Problem to solve: Keep the pictures out of the copy and print all the entries below exactly.

[Code that draws figures]
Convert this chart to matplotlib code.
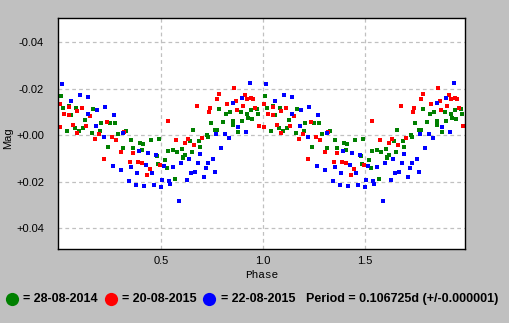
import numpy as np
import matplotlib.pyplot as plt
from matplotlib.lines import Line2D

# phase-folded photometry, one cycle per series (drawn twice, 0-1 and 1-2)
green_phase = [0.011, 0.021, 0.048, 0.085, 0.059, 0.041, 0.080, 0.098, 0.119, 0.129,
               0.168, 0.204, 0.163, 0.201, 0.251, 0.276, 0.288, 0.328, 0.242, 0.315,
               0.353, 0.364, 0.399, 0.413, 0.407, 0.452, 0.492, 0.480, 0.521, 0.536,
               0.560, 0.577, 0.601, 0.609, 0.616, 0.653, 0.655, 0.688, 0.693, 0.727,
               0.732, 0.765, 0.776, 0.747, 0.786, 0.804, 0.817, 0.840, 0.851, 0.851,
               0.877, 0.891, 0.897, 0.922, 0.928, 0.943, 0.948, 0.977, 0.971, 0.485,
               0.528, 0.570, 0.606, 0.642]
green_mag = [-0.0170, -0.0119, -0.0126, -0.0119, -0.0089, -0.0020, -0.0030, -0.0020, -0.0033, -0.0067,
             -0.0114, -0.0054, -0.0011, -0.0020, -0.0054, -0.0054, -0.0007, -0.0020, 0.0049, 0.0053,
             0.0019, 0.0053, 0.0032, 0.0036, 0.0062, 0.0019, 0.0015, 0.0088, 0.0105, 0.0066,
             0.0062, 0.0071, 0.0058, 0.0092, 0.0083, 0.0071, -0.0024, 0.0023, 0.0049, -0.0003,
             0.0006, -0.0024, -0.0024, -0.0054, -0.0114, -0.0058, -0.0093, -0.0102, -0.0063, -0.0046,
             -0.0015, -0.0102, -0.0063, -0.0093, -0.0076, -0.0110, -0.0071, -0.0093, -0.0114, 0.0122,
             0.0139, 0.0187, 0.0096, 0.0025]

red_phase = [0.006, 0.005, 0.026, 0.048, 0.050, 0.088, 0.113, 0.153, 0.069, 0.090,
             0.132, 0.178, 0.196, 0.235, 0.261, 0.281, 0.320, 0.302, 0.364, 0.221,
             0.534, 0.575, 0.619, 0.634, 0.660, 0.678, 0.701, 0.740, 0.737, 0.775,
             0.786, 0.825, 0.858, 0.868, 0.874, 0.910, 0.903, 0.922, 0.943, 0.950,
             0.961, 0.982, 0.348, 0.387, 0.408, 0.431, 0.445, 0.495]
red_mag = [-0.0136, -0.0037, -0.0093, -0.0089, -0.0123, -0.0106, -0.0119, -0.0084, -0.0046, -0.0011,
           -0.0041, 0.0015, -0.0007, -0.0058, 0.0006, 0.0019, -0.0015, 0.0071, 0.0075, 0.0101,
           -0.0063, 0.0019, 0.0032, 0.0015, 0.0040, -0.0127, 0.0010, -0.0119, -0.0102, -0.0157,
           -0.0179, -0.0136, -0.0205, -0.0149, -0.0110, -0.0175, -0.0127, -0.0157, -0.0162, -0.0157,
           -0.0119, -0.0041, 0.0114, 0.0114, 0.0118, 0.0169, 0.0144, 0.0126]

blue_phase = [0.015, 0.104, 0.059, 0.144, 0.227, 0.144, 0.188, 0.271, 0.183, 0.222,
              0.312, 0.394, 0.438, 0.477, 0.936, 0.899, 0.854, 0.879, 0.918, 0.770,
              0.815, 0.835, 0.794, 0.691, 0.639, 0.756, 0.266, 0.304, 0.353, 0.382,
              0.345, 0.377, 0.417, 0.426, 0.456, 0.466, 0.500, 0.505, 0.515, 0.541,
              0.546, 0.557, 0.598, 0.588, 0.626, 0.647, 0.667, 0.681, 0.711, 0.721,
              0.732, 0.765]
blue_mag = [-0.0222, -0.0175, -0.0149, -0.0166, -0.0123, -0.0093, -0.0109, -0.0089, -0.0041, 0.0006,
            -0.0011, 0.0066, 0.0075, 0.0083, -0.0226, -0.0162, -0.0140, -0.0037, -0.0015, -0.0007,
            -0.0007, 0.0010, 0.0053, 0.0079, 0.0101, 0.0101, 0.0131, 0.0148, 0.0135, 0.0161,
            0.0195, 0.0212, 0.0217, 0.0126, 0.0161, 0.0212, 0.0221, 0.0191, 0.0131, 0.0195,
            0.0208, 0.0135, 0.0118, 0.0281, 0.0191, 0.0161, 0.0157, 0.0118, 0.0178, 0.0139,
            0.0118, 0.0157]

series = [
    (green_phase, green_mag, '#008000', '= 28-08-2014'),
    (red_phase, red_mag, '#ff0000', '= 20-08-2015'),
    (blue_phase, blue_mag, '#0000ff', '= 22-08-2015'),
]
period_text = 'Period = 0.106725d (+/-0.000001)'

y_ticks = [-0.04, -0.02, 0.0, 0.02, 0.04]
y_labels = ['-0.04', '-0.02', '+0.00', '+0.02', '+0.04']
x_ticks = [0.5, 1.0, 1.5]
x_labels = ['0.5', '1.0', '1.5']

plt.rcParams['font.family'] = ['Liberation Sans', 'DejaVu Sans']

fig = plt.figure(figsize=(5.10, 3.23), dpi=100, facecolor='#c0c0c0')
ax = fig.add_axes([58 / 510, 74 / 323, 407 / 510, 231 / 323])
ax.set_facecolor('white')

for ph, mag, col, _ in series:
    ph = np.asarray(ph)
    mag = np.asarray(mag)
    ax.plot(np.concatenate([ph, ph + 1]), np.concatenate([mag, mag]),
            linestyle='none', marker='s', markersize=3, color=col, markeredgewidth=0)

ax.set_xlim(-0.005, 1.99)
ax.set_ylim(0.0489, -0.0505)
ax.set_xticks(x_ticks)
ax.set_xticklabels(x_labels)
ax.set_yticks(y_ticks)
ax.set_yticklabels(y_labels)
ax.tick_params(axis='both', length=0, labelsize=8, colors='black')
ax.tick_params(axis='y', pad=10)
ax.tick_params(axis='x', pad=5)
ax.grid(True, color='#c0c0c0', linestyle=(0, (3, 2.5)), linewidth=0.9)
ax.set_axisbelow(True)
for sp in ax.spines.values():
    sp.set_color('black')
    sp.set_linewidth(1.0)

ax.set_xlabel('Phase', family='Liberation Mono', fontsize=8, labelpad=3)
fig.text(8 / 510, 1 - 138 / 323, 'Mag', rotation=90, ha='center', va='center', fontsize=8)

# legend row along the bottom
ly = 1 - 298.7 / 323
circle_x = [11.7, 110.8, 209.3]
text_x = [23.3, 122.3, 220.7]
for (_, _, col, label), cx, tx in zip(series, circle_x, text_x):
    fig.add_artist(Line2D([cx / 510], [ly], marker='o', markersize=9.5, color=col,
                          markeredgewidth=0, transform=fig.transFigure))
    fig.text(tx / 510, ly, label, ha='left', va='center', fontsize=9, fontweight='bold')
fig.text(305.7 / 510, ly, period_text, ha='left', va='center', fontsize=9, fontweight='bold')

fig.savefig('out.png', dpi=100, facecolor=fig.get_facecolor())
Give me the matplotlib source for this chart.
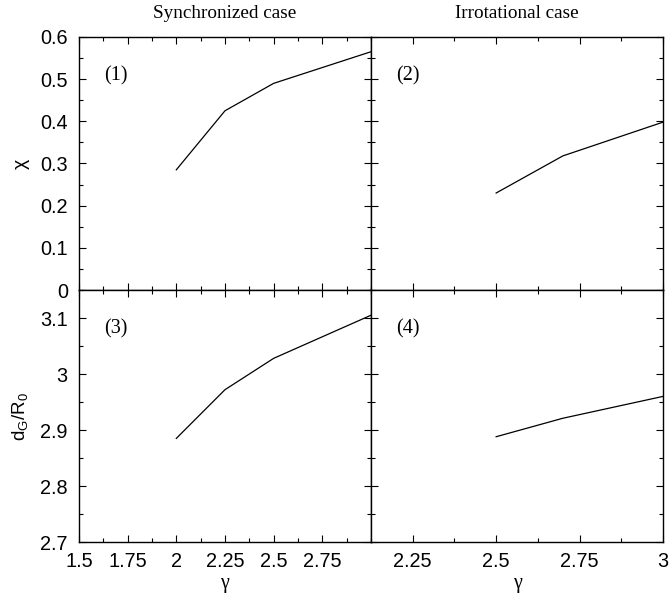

Exercise output:
Convert this chart to matplotlib code.
import numpy as np
import matplotlib.pyplot as plt
from matplotlib.lines import Line2D

# phase-folded photometry, one cycle per series (drawn twice, 0-1 and 1-2)
green_phase = [0.011, 0.021, 0.048, 0.085, 0.059, 0.041, 0.080, 0.098, 0.119, 0.129,
               0.168, 0.204, 0.163, 0.201, 0.251, 0.276, 0.288, 0.328, 0.242, 0.315,
               0.353, 0.364, 0.399, 0.413, 0.407, 0.452, 0.492, 0.480, 0.521, 0.536,
               0.560, 0.577, 0.601, 0.609, 0.616, 0.653, 0.655, 0.688, 0.693, 0.727,
               0.732, 0.765, 0.776, 0.747, 0.786, 0.804, 0.817, 0.840, 0.851, 0.851,
               0.877, 0.891, 0.897, 0.922, 0.928, 0.943, 0.948, 0.977, 0.971, 0.485,
               0.528, 0.570, 0.606, 0.642]
green_mag = [-0.0170, -0.0119, -0.0126, -0.0119, -0.0089, -0.0020, -0.0030, -0.0020, -0.0033, -0.0067,
             -0.0114, -0.0054, -0.0011, -0.0020, -0.0054, -0.0054, -0.0007, -0.0020, 0.0049, 0.0053,
             0.0019, 0.0053, 0.0032, 0.0036, 0.0062, 0.0019, 0.0015, 0.0088, 0.0105, 0.0066,
             0.0062, 0.0071, 0.0058, 0.0092, 0.0083, 0.0071, -0.0024, 0.0023, 0.0049, -0.0003,
             0.0006, -0.0024, -0.0024, -0.0054, -0.0114, -0.0058, -0.0093, -0.0102, -0.0063, -0.0046,
             -0.0015, -0.0102, -0.0063, -0.0093, -0.0076, -0.0110, -0.0071, -0.0093, -0.0114, 0.0122,
             0.0139, 0.0187, 0.0096, 0.0025]

red_phase = [0.006, 0.005, 0.026, 0.048, 0.050, 0.088, 0.113, 0.153, 0.069, 0.090,
             0.132, 0.178, 0.196, 0.235, 0.261, 0.281, 0.320, 0.302, 0.364, 0.221,
             0.534, 0.575, 0.619, 0.634, 0.660, 0.678, 0.701, 0.740, 0.737, 0.775,
             0.786, 0.825, 0.858, 0.868, 0.874, 0.910, 0.903, 0.922, 0.943, 0.950,
             0.961, 0.982, 0.348, 0.387, 0.408, 0.431, 0.445, 0.495]
red_mag = [-0.0136, -0.0037, -0.0093, -0.0089, -0.0123, -0.0106, -0.0119, -0.0084, -0.0046, -0.0011,
           -0.0041, 0.0015, -0.0007, -0.0058, 0.0006, 0.0019, -0.0015, 0.0071, 0.0075, 0.0101,
           -0.0063, 0.0019, 0.0032, 0.0015, 0.0040, -0.0127, 0.0010, -0.0119, -0.0102, -0.0157,
           -0.0179, -0.0136, -0.0205, -0.0149, -0.0110, -0.0175, -0.0127, -0.0157, -0.0162, -0.0157,
           -0.0119, -0.0041, 0.0114, 0.0114, 0.0118, 0.0169, 0.0144, 0.0126]

blue_phase = [0.015, 0.104, 0.059, 0.144, 0.227, 0.144, 0.188, 0.271, 0.183, 0.222,
              0.312, 0.394, 0.438, 0.477, 0.936, 0.899, 0.854, 0.879, 0.918, 0.770,
              0.815, 0.835, 0.794, 0.691, 0.639, 0.756, 0.266, 0.304, 0.353, 0.382,
              0.345, 0.377, 0.417, 0.426, 0.456, 0.466, 0.500, 0.505, 0.515, 0.541,
              0.546, 0.557, 0.598, 0.588, 0.626, 0.647, 0.667, 0.681, 0.711, 0.721,
              0.732, 0.765]
blue_mag = [-0.0222, -0.0175, -0.0149, -0.0166, -0.0123, -0.0093, -0.0109, -0.0089, -0.0041, 0.0006,
            -0.0011, 0.0066, 0.0075, 0.0083, -0.0226, -0.0162, -0.0140, -0.0037, -0.0015, -0.0007,
            -0.0007, 0.0010, 0.0053, 0.0079, 0.0101, 0.0101, 0.0131, 0.0148, 0.0135, 0.0161,
            0.0195, 0.0212, 0.0217, 0.0126, 0.0161, 0.0212, 0.0221, 0.0191, 0.0131, 0.0195,
            0.0208, 0.0135, 0.0118, 0.0281, 0.0191, 0.0161, 0.0157, 0.0118, 0.0178, 0.0139,
            0.0118, 0.0157]

series = [
    (green_phase, green_mag, '#008000', '= 28-08-2014'),
    (red_phase, red_mag, '#ff0000', '= 20-08-2015'),
    (blue_phase, blue_mag, '#0000ff', '= 22-08-2015'),
]
period_text = 'Period = 0.106725d (+/-0.000001)'

y_ticks = [-0.04, -0.02, 0.0, 0.02, 0.04]
y_labels = ['-0.04', '-0.02', '+0.00', '+0.02', '+0.04']
x_ticks = [0.5, 1.0, 1.5]
x_labels = ['0.5', '1.0', '1.5']

plt.rcParams['font.family'] = ['Liberation Sans', 'DejaVu Sans']

fig = plt.figure(figsize=(5.10, 3.23), dpi=100, facecolor='#c0c0c0')
ax = fig.add_axes([58 / 510, 74 / 323, 407 / 510, 231 / 323])
ax.set_facecolor('white')

for ph, mag, col, _ in series:
    ph = np.asarray(ph)
    mag = np.asarray(mag)
    ax.plot(np.concatenate([ph, ph + 1]), np.concatenate([mag, mag]),
            linestyle='none', marker='s', markersize=3, color=col, markeredgewidth=0)

ax.set_xlim(-0.005, 1.99)
ax.set_ylim(0.0489, -0.0505)
ax.set_xticks(x_ticks)
ax.set_xticklabels(x_labels)
ax.set_yticks(y_ticks)
ax.set_yticklabels(y_labels)
ax.tick_params(axis='both', length=0, labelsize=8, colors='black')
ax.tick_params(axis='y', pad=10)
ax.tick_params(axis='x', pad=5)
ax.grid(True, color='#c0c0c0', linestyle=(0, (3, 2.5)), linewidth=0.9)
ax.set_axisbelow(True)
for sp in ax.spines.values():
    sp.set_color('black')
    sp.set_linewidth(1.0)

ax.set_xlabel('Phase', family='Liberation Mono', fontsize=8, labelpad=3)
fig.text(8 / 510, 1 - 138 / 323, 'Mag', rotation=90, ha='center', va='center', fontsize=8)

# legend row along the bottom
ly = 1 - 298.7 / 323
circle_x = [11.7, 110.8, 209.3]
text_x = [23.3, 122.3, 220.7]
for (_, _, col, label), cx, tx in zip(series, circle_x, text_x):
    fig.add_artist(Line2D([cx / 510], [ly], marker='o', markersize=9.5, color=col,
                          markeredgewidth=0, transform=fig.transFigure))
    fig.text(tx / 510, ly, label, ha='left', va='center', fontsize=9, fontweight='bold')
fig.text(305.7 / 510, ly, period_text, ha='left', va='center', fontsize=9, fontweight='bold')

fig.savefig('out.png', dpi=100, facecolor=fig.get_facecolor())
Give me the matplotlib source for this chart.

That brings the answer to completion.